Friday, November 25, 2011

Poem from Marge Piercy's AVAILABLE LIGHT edited


For Mourning

I wear grey for mourning , never black.

I mourn in grey,

the sleeted Wind,

The color of Ash.

Death comes in as Fog.


Thursday, November 24, 2011

Blood Dazzler by Patricia Smith

I'm new to poetry. Even with a MA in English Lit, I've somehow managed to more or less avoid poetry. Sure, I've read representative classics from the major literary traditions (in English, not much attention paid to poets who write in anything other than our mother tongue in academia unless you can read and translate from the original.) But contemporary poetry has been as foreign to me as Portuguese.

There were haikus; there were musings with rhythms suggesting lyrics for songs I did not know how to play or sing, but no poems. Poems were precious things for writers of purple prose with inflated egos, all that white spacing wasted on the page, just spit it out.

Then I started a certificate program in poetry, because that's the way bibliotherapy is legitimized these days. I wrote some poems, and felt better, more whole, more myself than after 100 hours of Jungian psychoanalysis.

And I started reading poetry. Reading in fits, armloads from the library, pulling anything that might look interesting off the shelves until the weight was maximum capacity for seeing my way down the stairs.

And I found BLOOD DAZZLER, poems by Patricia Smith, about Hurricane Katrina. And I don't have words to tell you. Just as we were struck dumb by the travesty, by both man & nature, unable to watch TV coverage without thinking, no this can't be, we woke to find the nightmare played out over weeks and we had to turn it off to get back to our own jobs, our own realities. Because what was happening down there wasn't real, it couldn't be, we couldn't be that inadequate in saving our own; we couldn't be that vulnerable here in the blah blah of blah.

Patricia Smith doesn't get political. Doesn't point fingers, lays no blame, though how can we not? Surely accountability is at hand? Mother Nature can't take all the blame.

Instead, BLOOD DAZZLER is reported. Journalism, a reporter's personal POV and interpretation of events not covered by the media. Quotes from correspondence between officials and counterpoints of the Bushs' day-to-day while the greatest crime of the century was being perpetrated provides insight covertly. We don't have to cry, we don't have to suffer humiliation, we don't have to care. But we do, because Patricia Smith has made the unimaginable accessible? In her poems, we can let our selves feel, just a little, of the horror and recognize, just a little, of the despair. Because frail humans we be, and a little is all our hearts can hold. Our minds take it all in but there's only a little our hearts can hold, providing a little help as part of the larger container needed to hold all the sadness of those who lived to survive a loss that overflows those old worn out levies still.

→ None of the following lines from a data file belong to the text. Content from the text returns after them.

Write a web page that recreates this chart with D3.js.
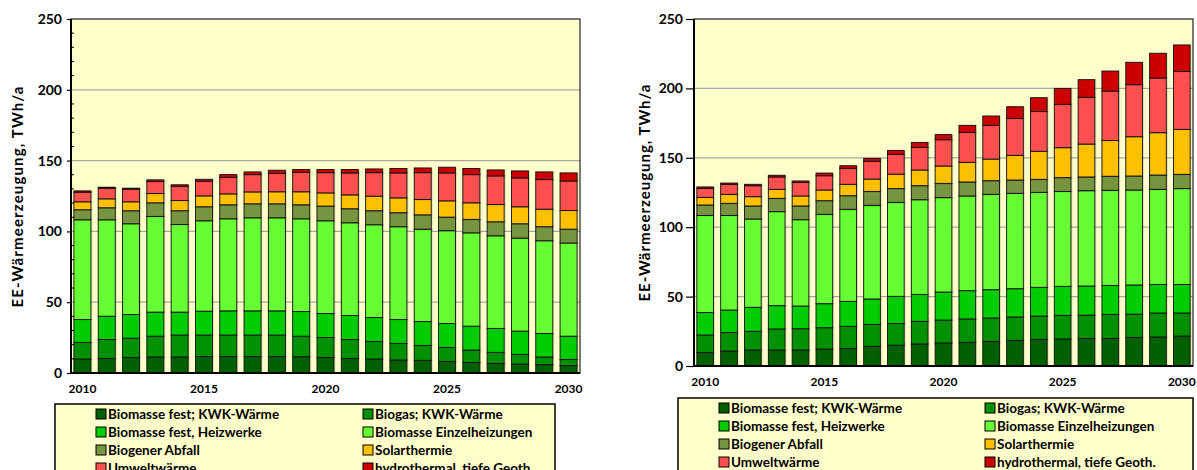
<!DOCTYPE html>
<html>
<head>
<meta charset="utf-8">
<script src="https://cdn.jsdelivr.net/npm/d3@7"></script>
<style>
  html,body{margin:0;padding:0;background:#fff;}
  svg{display:block;}
  text{font-family:Lato,"Open Sans",sans-serif;font-weight:bold;fill:#000;}
</style>
</head>
<body>
<svg id="chart" width="1197" height="470"></svg>
<script>
// ---------- data ----------
const years = d3.range(2010, 2031);
const xTickYears = [2010, 2015, 2020, 2025, 2030];
const yTicks = [0, 50, 100, 150, 200, 250];
const yTitle = "EE-Wärmeerzeugung, TWh/a";

const seriesKeys = ["kwk", "biogas", "heizwerke", "einzel", "abfall", "solar", "umwelt", "geoth"];
const seriesColors = ["#006000", "#009000", "#00CC00", "#66FF33", "#779440", "#FFC000", "#FF5050", "#CC0000"];
const leftLegendNames = ["Biomasse fest; KWK-Wärme", "Biogas; KWK-Wärme", "Biomasse fest, Heizwerke", "Biomasse Einzelheizungen",
  "Biogener Abfall", "Solarthermie", "Umweltwärme", "hydrothermal, tiefe Geoth"];
const rightLegendNames = ["Biomasse fest; KWK-Wärme", "Biogas; KWK-Wärme", "Biomasse fest, Heizwerke", "Biomasse Einzelheizungen",
  "Biogener Abfall", "Solarthermie", "Umweltwärme", "hydrothermal, tiefe Geoth."];

// left chart (TWh/a per source)
const leftKwk       = [9.9, 10.3, 11.0, 11.3, 11.3, 11.7, 11.7, 11.7, 11.7, 11.5, 11.0, 10.3, 9.9, 9.2, 9.0, 8.2, 7.5, 6.8, 6.3, 5.9, 5.2];
const leftBiogas    = [11.7, 13.4, 13.6, 14.7, 15.5, 15.1, 15.1, 15.1, 15.1, 14.5, 14.1, 13.4, 12.4, 11.7, 10.5, 9.9, 8.7, 7.8, 6.9, 5.4, 4.4];
const leftHeizwerke = [16.2, 16.4, 16.7, 17.0, 16.2, 16.9, 17.1, 17.1, 17.1, 17.4, 16.9, 16.9, 16.9, 16.9, 16.9, 16.9, 16.9, 16.9, 16.4, 16.6, 16.4];
const leftEinzel    = [70.4, 68.1, 64.1, 67.6, 61.9, 63.8, 65.0, 65.7, 65.7, 65.5, 65.5, 65.5, 65.5, 65.5, 65.2, 65.5, 65.9, 65.4, 65.7, 65.5, 65.8];
const leftAbfall    = [7.1, 8.5, 9.2, 9.6, 9.7, 9.9, 9.9, 9.9, 9.9, 9.9, 10.4, 9.9, 9.9, 9.9, 10.1, 9.6, 9.5, 9.9, 10.1, 9.9, 9.8];
const leftSolar     = [5.6, 6.3, 6.3, 6.6, 7.2, 7.7, 7.7, 8.4, 8.5, 9.2, 9.3, 9.8, 10.3, 10.5, 10.8, 11.5, 11.7, 12.2, 12.0, 12.4, 13.2];
const leftUmwelt    = [6.8, 7.5, 8.9, 8.4, 10.1, 10.3, 11.7, 12.2, 13.0, 13.8, 14.3, 15.5, 16.6, 17.6, 19.0, 19.7, 19.9, 20.2, 20.4, 20.9, 20.8];
const leftGeoth     = [0.9, 0.7, 0.7, 1.2, 1.0, 1.4, 1.9, 1.9, 2.2, 1.9, 2.2, 2.4, 2.6, 3.1, 3.3, 4.0, 4.3, 4.2, 4.9, 5.4, 5.7];

// right chart (TWh/a per source)
const rightKwk       = [9.8, 10.8, 11.5, 11.5, 11.5, 12.2, 12.7, 14.2, 15.0, 15.9, 16.6, 17.1, 17.8, 18.5, 19.2, 19.5, 19.9, 19.9, 20.6, 20.9, 21.6];
const rightBiogas    = [12.5, 13.4, 13.5, 15.2, 15.4, 15.4, 15.9, 15.8, 15.7, 16.3, 16.5, 16.8, 16.8, 16.8, 16.8, 17.0, 16.8, 17.3, 16.8, 17.3, 16.6];
const rightHeizwerke = [16.3, 16.1, 17.3, 16.8, 16.3, 17.3, 18.0, 18.3, 19.5, 19.4, 20.2, 20.4, 20.4, 20.4, 20.7, 20.9, 20.9, 20.9, 21.0, 20.6, 20.6];
const rightEinzel    = [69.9, 68.2, 63.6, 67.7, 62.2, 64.4, 66.3, 67.5, 67.7, 68.2, 68.0, 68.2, 68.7, 68.7, 68.4, 68.4, 68.7, 68.5, 68.4, 68.5, 69.0];
const rightAbfall    = [7.5, 8.7, 9.4, 9.6, 9.9, 9.8, 9.8, 10.0, 9.9, 10.1, 10.3, 10.1, 9.8, 9.6, 9.4, 9.9, 9.9, 10.1, 10.1, 10.3, 10.3];
const rightSolar     = [5.5, 6.5, 6.7, 6.5, 7.2, 7.7, 8.2, 8.9, 10.4, 11.3, 12.5, 14.2, 15.6, 17.8, 20.2, 21.6, 23.7, 25.8, 28.3, 30.5, 32.4];
const rightUmwelt    = [6.5, 7.2, 7.9, 8.9, 9.8, 10.3, 11.5, 12.8, 14.3, 16.3, 18.9, 21.5, 24.3, 26.6, 28.7, 31.2, 33.7, 35.6, 37.5, 39.4, 41.8];
const rightGeoth     = [1.0, 0.9, 1.0, 1.2, 1.0, 1.9, 1.9, 2.1, 2.8, 3.6, 3.7, 5.1, 6.7, 8.4, 9.9, 11.5, 12.7, 14.4, 16.1, 17.8, 19.0];

const leftSeries = [leftKwk, leftBiogas, leftHeizwerke, leftEinzel, leftAbfall, leftSolar, leftUmwelt, leftGeoth];
const rightSeries = [rightKwk, rightBiogas, rightHeizwerke, rightEinzel, rightAbfall, rightSolar, rightUmwelt, rightGeoth];

// ---------- drawing ----------
const svg = d3.select("#chart");

function table(seriesArrays) {
  return years.map((y, i) => {
    const row = { year: y };
    seriesKeys.forEach((k, j) => row[k] = seriesArrays[j][i]);
    return row;
  });
}

function drawChart(cfg) {
  const g = svg.append("g");
  const x = d3.scaleBand().domain(years).range([cfg.x0, cfg.x1]).paddingInner(0.3).paddingOuter(0.12);
  const y = d3.scaleLinear().domain([0, 250]).range([cfg.yb, cfg.yt]);

  // plot background
  g.append("rect").attr("x", cfg.x0).attr("y", cfg.yt).attr("width", cfg.x1 - cfg.x0).attr("height", cfg.yb - cfg.yt)
    .attr("fill", "#FFFFCC");

  // gridlines
  g.append("g").selectAll("line").data(yTicks.filter(t => t > 0 && t < 250)).join("line")
    .attr("x1", cfg.x0).attr("x2", cfg.x1).attr("y1", d => y(d)).attr("y2", d => y(d))
    .attr("stroke", "#a8a8a0").attr("stroke-width", 1.2);

  // stacked bars
  const stacked = d3.stack().keys(seriesKeys)(table(cfg.series));
  const layers = g.append("g").selectAll("g").data(stacked).join("g")
    .attr("fill", (d, i) => seriesColors[i]);
  // soft shadow
  layers.selectAll("rect.sh").data(d => d).join("rect").attr("class", "sh")
    .attr("x", d => x(d.data.year) - 0.5).attr("width", x.bandwidth() + 2)
    .attr("y", d => y(d[1]) - 0.5).attr("height", d => Math.max(0, y(d[0]) - y(d[1])) + 1.5)
    .attr("fill", "#000").attr("opacity", 0.12);
  layers.selectAll("rect.bar").data(d => d).join("rect").attr("class", "bar")
    .attr("x", d => x(d.data.year)).attr("width", x.bandwidth())
    .attr("y", d => y(d[1])).attr("height", d => Math.max(0, y(d[0]) - y(d[1])))
    .attr("stroke", "#111").attr("stroke-width", 0.9);

  // frame
  g.append("rect").attr("x", cfg.x0).attr("y", cfg.yt).attr("width", cfg.x1 - cfg.x0).attr("height", cfg.yb - cfg.yt)
    .attr("fill", "none").attr("stroke", "#333").attr("stroke-width", 1.3);
  g.append("line").attr("x1", cfg.x0).attr("x2", cfg.x0).attr("y1", cfg.yt).attr("y2", cfg.yb + 1)
    .attr("stroke", "#000").attr("stroke-width", 2);
  g.append("line").attr("x1", cfg.x0 - 1).attr("x2", cfg.x1).attr("y1", cfg.yb).attr("y2", cfg.yb)
    .attr("stroke", "#000").attr("stroke-width", 2);

  // y axis
  const yAxis = d3.axisLeft(y).tickValues(yTicks).tickSize(cfg.majorTick).tickPadding(cfg.tickPad);
  const ya = g.append("g").attr("transform", `translate(${cfg.x0},0)`).call(yAxis);
  ya.select(".domain").remove();
  ya.selectAll(".tick line").attr("stroke", "#000").attr("stroke-width", 1.2);
  ya.selectAll(".tick text").style("font-size", "14px").style("font-family", "Lato, sans-serif").style("font-weight", "bold").attr("fill", "#000");
  if (cfg.minor) {
    const minorTicks = d3.range(10, 250, 10).filter(v => v % 50 !== 0);
    g.append("g").selectAll("line").data(minorTicks).join("line")
      .attr("x1", cfg.x0).attr("x2", cfg.x0 + 3).attr("y1", d => y(d)).attr("y2", d => y(d))
      .attr("stroke", "#000").attr("stroke-width", 1);
  }

  // x axis labels
  const xAxis = d3.axisBottom(x).tickValues(xTickYears).tickSize(0).tickPadding(cfg.xPad);
  const xa = g.append("g").attr("transform", `translate(0,${cfg.yb})`).call(xAxis);
  xa.select(".domain").remove();
  xa.selectAll(".tick text").style("font-size", "12px").style("font-family", "Lato, sans-serif").style("font-weight", "bold").attr("fill", "#000");

  // y title
  g.append("text").attr("transform", `translate(${cfg.titleX},${cfg.titleY}) rotate(-90)`)
    .attr("text-anchor", "middle").attr("dy", "0.35em")
    .attr("textLength", cfg.titleLen).attr("lengthAdjust", "spacing")
    .style("font-size", "15px").text(yTitle);

  // legend
  const L = cfg.legend;
  const lg = g.append("g");
  lg.append("rect").attr("x", L.x).attr("y", L.y).attr("width", L.w).attr("height", 100)
    .attr("fill", "#FFFFCC").attr("stroke", "#000").attr("stroke-width", 1.5);
  const items = lg.selectAll("g").data(cfg.names).join("g")
    .attr("transform", (d, i) => `translate(${i % 2 === 0 ? L.c1 : L.c2},${L.r0 + Math.floor(i / 2) * 18})`);
  items.append("rect").attr("x", 0).attr("y", -5).attr("width", 10).attr("height", 10)
    .attr("fill", (d, i) => seriesColors[i]).attr("stroke", "#000").attr("stroke-width", 1);
  items.append("text").attr("x", 12).attr("y", 0).attr("dy", "0.36em")
    .style("font-size", "13.5px").text(d => d);
}

drawChart({
  x0: 71, x1: 580, yt: 19, yb: 373, series: leftSeries, names: leftLegendNames,
  majorTick: 4, tickPad: 5, minor: true, xPad: 11, titleX: 18, titleY: 197, titleLen: 221,
  legend: { x: 55, y: 404, w: 500, c1: 96, c2: 363, r0: 414 }
});
drawChart({
  x0: 694, x1: 1193, yt: 19, yb: 366, series: rightSeries, names: rightLegendNames,
  majorTick: 8, tickPad: 3, minor: false, xPad: 11, titleX: 645, titleY: 193, titleLen: 217,
  legend: { x: 678, y: 398, w: 515, c1: 719, c2: 985, r0: 408 }
});
</script>
</body>
</html>
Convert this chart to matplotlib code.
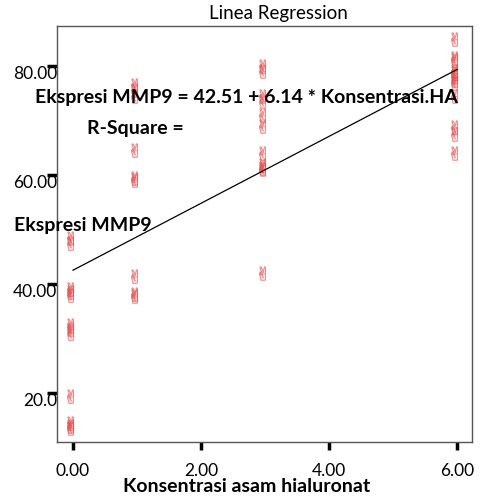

Tuesday, November 01, 2011

1044 page blockbuster


Neal Stephenson's REAMDE has been occupying most of the past weekend. Fortunately, I was sick in bed and could do little but read which got me through the first 500 pages. In true Stephenson fashion the plot's intensity started early and kept climbing. A bit shoot'em up for my tastes through much of the middle, but that's what sells these days.

On page 791, with major players finally face to face. I'm wondering if it's going to get predictable at this point. I miss the old cyberpunk where new worlds were opened. Cyberthrillers are less interesting and definitely less inspiring.

The stuff about gaming is new for me since I don't play. And, since I rely on fiction for most of my news on politics, the terrorist theme seems timely. Sort of feels like that bit could have been written by any number of bestseller list authors. Reader expectations are hard to satisfy. But, I had hoped for more than a thriller. Still, Stephenson is an excellent craftsman and I intend to sail through the last few hunfred pages.